The Newcastle Port Authority has ignored the significant concerns of a local conservation group, storming ahead on plans to dredge millions of cubic metres to fit in more ships.

Members of the Hunter Bird Observers Club say that tonnes of sediment would be disturbed by the process, and would likely end up settling at Walsh Point. They say the stockpiling contaminated sediment continues to build up from works already, but the Port Authority believes this will only be temporary and the impacts minor.

When the environmental impact statement was released in April, numerous submissions were made calling out the risk from sediment as a reason not to go ahead.
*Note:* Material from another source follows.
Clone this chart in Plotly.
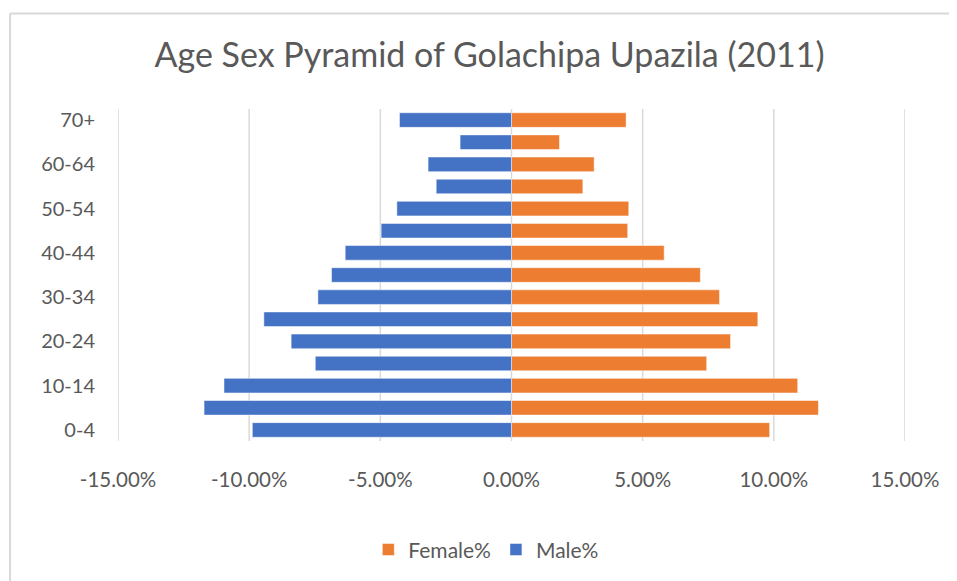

Conservationists say the failure of the environmental assessors to find the reported contamination “hotspot” near Walsh Point shows that their duties are not complete.

The Newcastle Port Corporation has defended its sampling as a thorough process, subject to detailed analysis.

Chris Herbert from the Hunter Bird Observers Club says migratory shorebirds and the local fishing industry will be dramatically and negatively affected if the dredging goes ahead.

“It's another nail in the coffin,” he says

“The cumulative impact of all these things and this will just exacerbate the problem that's already going on right at the moment... the Hunter estuary is pretty low topography and any slight increase, a millimetre to a centimetre in the tidal range, will inundate more of the salt marsh and distort the ecology of the estuary,” Mr Herbert said.

“I don't think we're ever going to stop the development of the Port and so on, and I don't think we intend to, but we need to put in compensatory measures to compensate for what they're doing.”

“They're destroying habitat because of this, they have to then provide compensatory habitat.”